> **WHAT IS REQUIRED**:
Without the pictures, retype exactly the lines from the top of the entries below through the line that contains "import plotly.graph_objects as go".

> **INPUT RECORDS**:
===
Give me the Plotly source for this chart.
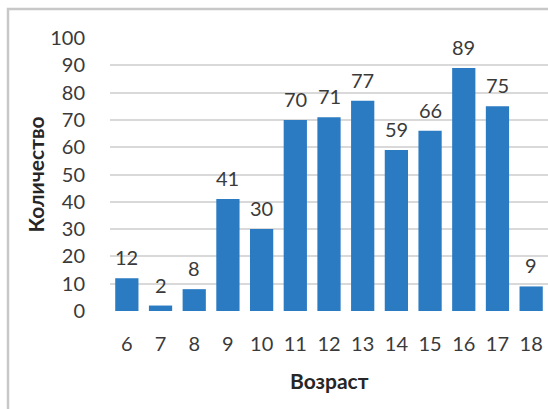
import plotly.graph_objects as go

ages = ["6", "7", "8", "9", "10", "11", "12", "13", "14", "15", "16", "17", "18"]
counts = [12, 2, 8, 41, 30, 70, 71, 77, 59, 66, 89, 75, 9]
y_ticks = [0, 10, 20, 30, 40, 50, 60, 70, 80, 90, 100]

FONT = "Lato"
TXT = "#3a3a3a"

fig = go.Figure()
fig.add_trace(go.Bar(x=list(range(len(ages))), y=counts, marker_color="#2B7BC3", marker_line_width=0))

ann = []
for i, c in enumerate(counts):
    ann.append(dict(x=i, y=c, xref="x", yref="y", text=str(c), showarrow=False,
                    yanchor="bottom", yshift=7, font=dict(family=FONT, size=20, color=TXT)))
ann.append(dict(x=0.5, y=-0.255, xref="paper", yref="paper", text="<b>Возраст</b>", showarrow=False,
                xanchor="center", yanchor="middle", font=dict(family=FONT, size=21, color="#262626")))
ann.append(dict(x=-0.171, y=0.5, xref="paper", yref="paper", text="<b>Количество</b>", showarrow=False,
                textangle=-90, xanchor="center", yanchor="middle", font=dict(family=FONT, size=21, color="#262626")))

fig.update_layout(
    width=548, height=409,
    margin=dict(l=110, r=0, t=38, b=98),
    paper_bgcolor="white", plot_bgcolor="white",
    bargap=0.31,
    showlegend=False,
    annotations=ann,
    shapes=[dict(type="rect", xref="paper", yref="paper", x0=-0.2329, x1=1.01, y0=-0.37, y1=1.106,
                 line=dict(color="#C8C8C8", width=2.5), fillcolor="rgba(0,0,0,0)", layer="below")],
)
fig.update_xaxes(range=[-0.5, len(ages) - 0.5], tickvals=list(range(len(ages))), ticktext=ages,
                 showgrid=False, showline=False, zeroline=False,
                 tickfont=dict(family=FONT, size=20, color=TXT), ticks="", ticklabelstandoff=19)
fig.update_yaxes(range=[0, 100], tickvals=y_ticks, showgrid=True, gridcolor="#D9D9D9", gridwidth=1.5,
                 zeroline=False, showline=False, ticks="",
                 tickfont=dict(family=FONT, size=20, color=TXT), ticklabelstandoff=24)

fig.write_html("out.html")
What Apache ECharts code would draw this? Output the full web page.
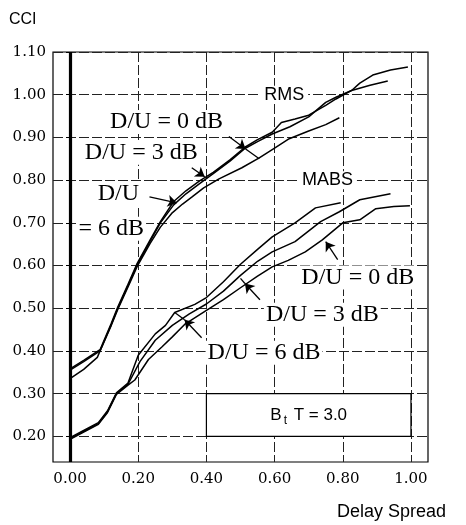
<!DOCTYPE html>
<html><head><meta charset="utf-8">
<script src="https://cdn.jsdelivr.net/npm/echarts@6/dist/echarts.min.js"></script>
<style>html,body{margin:0;padding:0;background:#fff}#c{width:466px;height:525px}</style>
</head><body><div id="c"></div>
<script>
// Tick labels
const xTicks = [0, 0.2, 0.4, 0.6, 0.8, 1.0];
const yTicks = [0.2, 0.3, 0.4, 0.5, 0.6, 0.7, 0.8, 0.9, 1.0, 1.1];

// RMS curves [delay spread, CCI]
const rms0dB = [[0,0.335],[0.04,0.357],[0.08,0.385],[0.088,0.40],[0.121,0.46],[0.14,0.497],[0.17,0.55],[0.197,0.598],[0.235,0.652],[0.265,0.69],[0.298,0.722],[0.33,0.744],[0.357,0.76],[0.392,0.782],[0.437,0.803],[0.504,0.829],[0.555,0.852],[0.60,0.875],[0.643,0.897],[0.70,0.915],[0.75,0.93],[0.79,0.946]];
const rms3dB = [[0,0.355],[0.04,0.375],[0.088,0.40],[0.121,0.462],[0.14,0.50],[0.17,0.553],[0.197,0.602],[0.235,0.657],[0.265,0.70],[0.304,0.742],[0.34,0.768],[0.38,0.792],[0.42,0.815],[0.47,0.845],[0.513,0.874],[0.55,0.89],[0.593,0.908],[0.645,0.925],[0.70,0.948],[0.75,0.982],[0.78,0.994],[0.826,1.01],[0.88,1.022],[0.932,1.032]];
const rms6dB = [[0,0.358],[0.04,0.378],[0.088,0.403],[0.121,0.465],[0.14,0.503],[0.17,0.556],[0.197,0.605],[0.235,0.66],[0.265,0.703],[0.304,0.75],[0.34,0.775],[0.38,0.798],[0.42,0.818],[0.47,0.848],[0.513,0.877],[0.55,0.895],[0.593,0.912],[0.62,0.935],[0.66,0.943],[0.70,0.952],[0.75,0.975],[0.78,0.99],[0.826,1.01],[0.85,1.027],[0.888,1.046],[0.94,1.058],[0.991,1.065]];

// MABS curves
const mabs0dB = [[0,0.193],[0.04,0.21],[0.083,0.228],[0.11,0.256],[0.136,0.298],[0.17,0.32],[0.19,0.332],[0.23,0.38],[0.27,0.41],[0.30,0.433],[0.336,0.462],[0.40,0.495],[0.45,0.52],[0.50,0.548],[0.55,0.575],[0.593,0.597],[0.64,0.612],[0.69,0.632],[0.74,0.66],[0.80,0.70],[0.85,0.707],[0.897,0.733],[0.95,0.738],[0.997,0.74]];
const mabs3dB = [[0,0.195],[0.04,0.212],[0.083,0.23],[0.11,0.258],[0.136,0.30],[0.17,0.322],[0.205,0.375],[0.25,0.425],[0.30,0.46],[0.35,0.487],[0.40,0.51],[0.45,0.54],[0.50,0.577],[0.55,0.61],[0.593,0.632],[0.66,0.656],[0.735,0.703],[0.79,0.726],[0.85,0.754],[0.94,0.768]];
const mabs6dB = [[0,0.197],[0.04,0.214],[0.083,0.232],[0.11,0.26],[0.136,0.302],[0.17,0.325],[0.20,0.39],[0.25,0.44],[0.28,0.46],[0.307,0.49],[0.366,0.509],[0.40,0.525],[0.45,0.562],[0.50,0.603],[0.55,0.638],[0.593,0.667],[0.66,0.70],[0.72,0.735],[0.794,0.747]];

// Annotation texts and their anchor points in data space
const noteTexts = ['D/U = 0 dB','D/U = 3 dB','D/U','= 6 dB','D/U = 0 dB','D/U = 3 dB','D/U = 6 dB'];
const notePos = [[0.283,0.936],[0.209,0.864],[0.142,0.768],[0.121,0.686],[0.844,0.572],[0.74,0.485],[0.569,0.396]];
const groupTexts = ['RMS','MABS'];
const groupPos = [[0.628,1.0],[0.755,0.80]];
// Leader lines: [from, to, arrow?]
const leaders = [
  [[0.466,0.902],[0.515,0.873],true],[[0.515,0.873],[0.555,0.85],false],
  [[0.357,0.829],[0.395,0.808],true],
  [[0.233,0.761],[0.313,0.747],true],
  [[0.785,0.614],[0.75,0.656],true],
  [[0.557,0.52],[0.513,0.558],true],[[0.513,0.558],[0.50,0.57],false],
  [[0.386,0.431],[0.336,0.473],true],[[0.336,0.473],[0.307,0.49],false]
];
const boxRange = [[0.4,0.3],[1.0,0.2]];
const boxText = ['B','t',' T = 3.0'];

const serif = 'Liberation Serif';
const sans = 'Liberation Sans';
const ink = '#000';

function curve(name, data){
  return {name, type:'line', data, showSymbol:false, symbol:'none', silent:true,
    lineStyle:{color:ink, width:1.5}, z:3};
}

const chart = echarts.init(document.getElementById('c'), null, {renderer:'canvas'});
chart.setOption({
  animation:false,
  backgroundColor:'#fff',
  title:[
    {text:'CCI', left:9, top:12, padding:0, textStyle:{fontFamily:sans, fontSize:16, fontWeight:'normal', color:ink}},
    {text:'Delay Spread', left:337, top:503, padding:0, textStyle:{fontFamily:sans, fontSize:18, fontWeight:'normal', color:ink}}
  ],
  grid:{left:53, right:38, top:52, bottom:63, show:true, borderColor:ink, borderWidth:1.2, backgroundColor:'transparent'},
  xAxis:{type:'value', min:-0.05, max:1.05,
    axisLine:{show:false}, axisTick:{show:false, customValues:xTicks},
    axisLabel:{customValues:xTicks, formatter:v=>v.toFixed(2), fontFamily:'DejaVu Serif', fontSize:15, color:ink, margin:10},
    splitLine:{show:true, lineStyle:{color:'#222', type:[10,3], width:1}}},
  yAxis:{type:'value', min:0.14, max:1.1,
    axisLine:{show:false}, axisTick:{show:true, length:4, customValues:yTicks, lineStyle:{color:ink}},
    axisLabel:{customValues:yTicks, formatter:v=>v.toFixed(2), fontFamily:'DejaVu Serif', fontSize:15, color:ink, margin:7},
    splitLine:{show:true, lineStyle:{color:'#222', type:[10,3], width:1}}},
  series:[
    curve('RMS D/U = 0 dB', rms0dB),
    curve('RMS D/U = 3 dB', rms3dB),
    curve('RMS D/U = 6 dB', rms6dB),
    curve('MABS D/U = 0 dB', mabs0dB),
    curve('MABS D/U = 3 dB', mabs3dB),
    curve('MABS D/U = 6 dB', mabs6dB),
    {name:'decor', type:'line', data:[], silent:true, z:2,
      markLine:{silent:true, symbol:'none', animation:false, label:{show:false},
        lineStyle:{color:ink, width:3.2, type:'solid'},
        data:[[{coord:[0,0.14]},{coord:[0,1.1]}]]},
      markArea:{silent:true,
        itemStyle:{color:'#fff', borderColor:ink, borderWidth:1.2, opacity:1},
        label:{show:true, position:'inside', formatter:'{b|'+boxText[0]+'}{s|'+boxText[1]+'}{b|'+boxText[2]+'}',
          rich:{b:{fontFamily:sans, fontSize:17, color:ink}, s:{fontFamily:sans, fontSize:12, color:ink, padding:[11,2,0,2]}}},
        data:[[{coord:boxRange[0]},{coord:boxRange[1]}]]}
    },
    {name:'leaders', type:'line', data:[], silent:true, z:4,
      markLine:{silent:true, animation:false, label:{show:false}, symbolSize:9,
        lineStyle:{color:ink, width:1.3, type:'solid'},
        data:leaders.map(l=>[{coord:l[0], symbol:'none'},{coord:l[1], symbol:l[2]?'arrow':'none'}])}
    },
    {name:'notes', type:'scatter', silent:true, z:5, symbolSize:1, itemStyle:{color:'rgba(0,0,0,0)', opacity:1},
      label:{show:true, position:'inside', formatter:'{b}', fontFamily:serif, fontSize:24, color:ink, opacity:1, backgroundColor:'#fff', padding:[0,2]},
      data:noteTexts.map((t,i)=>({name:t, value:notePos[i]})).concat(
        groupTexts.map((t,i)=>({name:t, value:groupPos[i], label:{fontFamily:sans, fontSize:18, padding:[0,4]}})))
    }
  ]
});
</script>
</body></html>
===
> **TASK RESULT**:
Give me the Plotly source for this chart.
import plotly.graph_objects as go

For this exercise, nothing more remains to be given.